Earlier this month, a dozen faculty and staff members at Wake Forest University received threatening emails from an anonymous sender.
As a result, some faculty and students said they felt unsafe on campus and unhappy with the way the administration handled the situation, reports Triad City Beat. Nearly three weeks later, those feelings have not gone away.
On Sept. 10, 11 and 12, emails were sent to members in the university’s sociology department, the gender and sexuality studies department, the office of diversity and inclusion, the LGBTQ+ Center and the Intercultural Center.
The emails were “intentionally inflammatory, using racist, homophobic, anti-Semitic and discriminatory language. The wording of the email was intentionally intimidating, and threatening, though no direct and specific threat was made,” recipients of the emails explained.
Several sociology professors decided to cancel classes following the emails.
Chair of the sociology department Joseph Soares explained how the emails seemed to be catered toward individual recipients based on the language used in each email. While specific names weren’t used, the emails used indicators such as race or ethnicity to target recipients.
“Seven people who work in our department were singled out for a hate email that praised the white male founding fathers, dismissed our undergraduates with ugly vile language, and called for our land to be ‘purged’ of people of color and members of the LGBTQ+ community,” Soares wrote.

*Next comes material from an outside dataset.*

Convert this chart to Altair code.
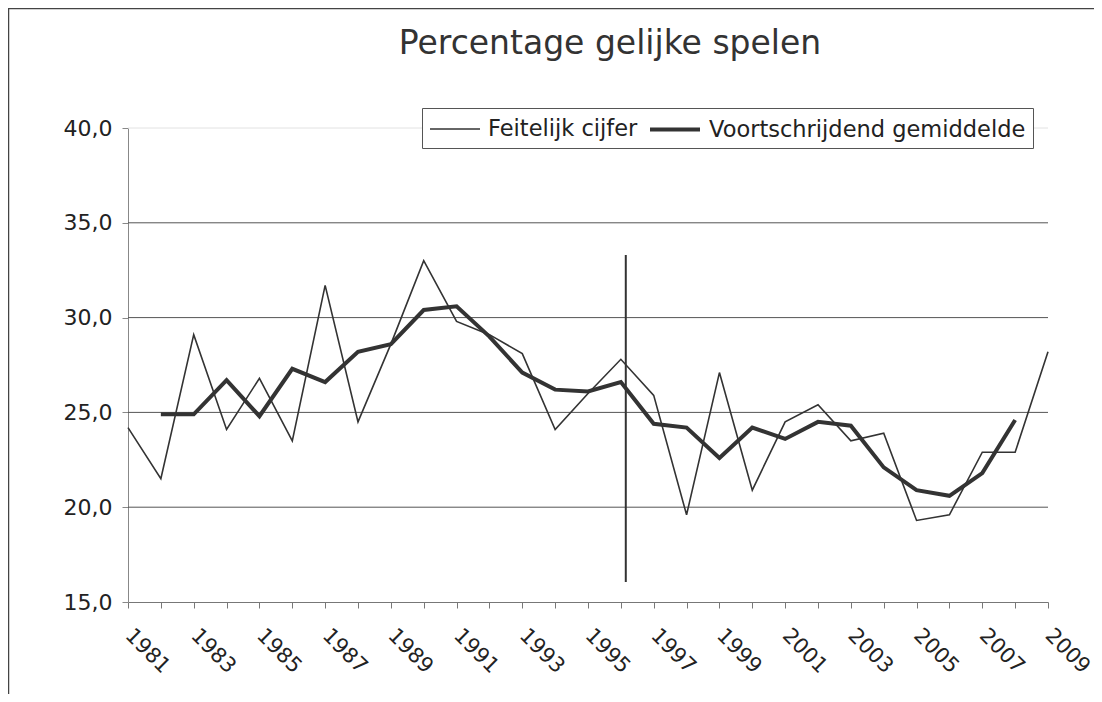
import altair as alt
import pandas as pd

# ---- data ----
years = list(range(1981, 2010))
actual = [24.2, 21.5, 29.1, 24.1, 26.8, 23.5, 31.7, 24.5, 28.6, 33.0,
          29.8, 29.1, 28.1, 24.1, 26.0, 27.8, 25.9, 19.6, 27.1, 20.9,
          24.5, 25.4, 23.5, 23.9, 19.3, 19.6, 22.9, 22.9, 28.2]
avg_years = list(range(1982, 2009))
moving_avg = [24.9, 24.9, 26.7, 24.8, 27.3, 26.6, 28.2, 28.6, 30.4, 30.6,
              29.0, 27.1, 26.2, 26.1, 26.6, 24.4, 24.2, 22.6, 24.2, 23.6,
              24.5, 24.3, 22.1, 20.9, 20.6, 21.8, 24.6]
series_names = ["Feitelijk cijfer", "Voortschrijdend gemiddelde"]
y_ticks = [15, 20, 25, 30, 35, 40]
grid_dark = [20, 25, 30, 35]
grid_light = [40]
marker_year = [1996.15]
marker_low = [16.05]
marker_high = [33.3]

rows = [{"jaar": y, "waarde": v, "reeks": series_names[0]} for y, v in zip(years, actual)]
rows += [{"jaar": y, "waarde": v, "reeks": series_names[1]} for y, v in zip(avg_years, moving_avg)]
df = pd.DataFrame(rows)

FONT = "DejaVu Sans"
x_scale = alt.Scale(domain=[years[0], years[-1]], nice=False, zero=False)
y_scale = alt.Scale(domain=[y_ticks[0], y_ticks[-1]], nice=False, zero=False)

x_axis = alt.Axis(
    values=years,
    format="d",
    labelExpr="datum.value % 2 == 1 ? datum.label : ''",
    labelAngle=45,
    labelAlign="left",
    labelBaseline="middle",
    labelPadding=24,
    labelOffset=0,
    labelFontSize=21,
    labelFont=FONT,
    labelColor="#222",
    labelFlush=False,
    labelOverlap=False,
    tickSize=6,
    tickColor="#777",
    domainColor="#777",
    grid=False,
    title=None,
)
y_axis = alt.Axis(
    values=y_ticks,
    labelExpr="replace(format(datum.value, '.1f'), '.', ',')",
    labelFontSize=22,
    labelFont=FONT,
    labelColor="#222",
    labelPadding=10,
    tickSize=6,
    tickColor="#888",
    domainColor="#888",
    grid=False,
    title=None,
)

grid_l = alt.Chart(pd.DataFrame({"v": grid_light})).mark_rule(color="#e2e2e2", strokeWidth=1).encode(
    y=alt.Y("v:Q", scale=y_scale, axis=y_axis)
)
grid_d = alt.Chart(pd.DataFrame({"v": grid_dark})).mark_rule(color="#555", strokeWidth=1).encode(
    y=alt.Y("v:Q", scale=y_scale, axis=y_axis)
)

marker = alt.Chart(pd.DataFrame({"x": marker_year, "y": marker_low, "y2": marker_high})).mark_rule(
    color="#333", strokeWidth=2
).encode(
    x=alt.X("x:Q", scale=x_scale, axis=x_axis),
    y=alt.Y("y:Q", scale=y_scale, axis=y_axis),
    y2="y2:Q",
)

lines = alt.Chart(df).mark_line(color="#333").encode(
    x=alt.X("jaar:Q", scale=x_scale, axis=x_axis),
    y=alt.Y("waarde:Q", scale=y_scale, axis=y_axis),
    strokeWidth=alt.StrokeWidth(
        "reeks:N",
        scale=alt.Scale(domain=series_names, range=[1.6, 4]),
        legend=alt.Legend(
            orient="none",
            legendX=294,
            legendY=-20,
            direction="horizontal",
            title=None,
            symbolType="M-1,0H3",
            symbolSize=625,
            symbolStrokeColor="#333",
            labelOffset=32,
            labelFontSize=22.5,
            labelFont=FONT,
            labelColor="#222",
            labelLimit=500,
            columnPadding=4,
            padding=7,
            strokeColor="#555",
            fillColor="white",
        ),
    ),
    detail="reeks:N",
)

frame = alt.Chart(pd.DataFrame({"a": [0]})).mark_rect(
    fillOpacity=0, stroke="#444", strokeWidth=1.5
).encode(
    x=alt.value(-119.5), x2=alt.value(2000), y=alt.value(-119.5), y2=alt.value(2000)
)

chart = alt.layer(grid_l, grid_d, marker, lines, frame).properties(
    width=920,
    height=474,
    title=alt.Title(
        "Percentage gelijke spelen",
        fontSize=33,
        font=FONT,
        fontWeight="normal",
        color="#333",
        anchor="middle",
        baseline="alphabetic",
        dx=22,
        offset=-79.5,
    ),
    autosize=alt.AutoSizeParams(type="none"),
    padding={"left": 120, "top": 120, "right": 46, "bottom": 92},
).configure_view(stroke=None)

chart.save("out.html", embed_options={"renderer": "svg", "actions": False})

Soares added that he believes the perpetrator is someone who is familiar with the sociology department, not “some random person in front of a computer.”
The sociology department demanded a letter from Wake Forest President Nathan Hatch disapproving the emails, along with the lack of security and encourage communication with recipients of the email and being open with students regarding the situation.
On Sept. 17, campus police sent out an email, stating “the wording of the emails was intentionally intimidating and threatening, though no direct and specific threat was made. At this time, we have had no reports of any students receiving similar emails, and no further emails have been reported since the original twelve.”
The email went on to explain how the university increased police and security presence around the impacted office buildings. The investigation is still active and police assured they would share updates as they come.
On Sept. 19, President Hatch sent out a message to the Wake Forest community saying “faculty and staff have worked to protect everyone on [their] campus while striving to preserve the integrity of the investigation.”
He added “law enforcement and national threat assessment experts — including the FBI’s leading experts on domestic terrorism, white nationalism, and hate crimes.”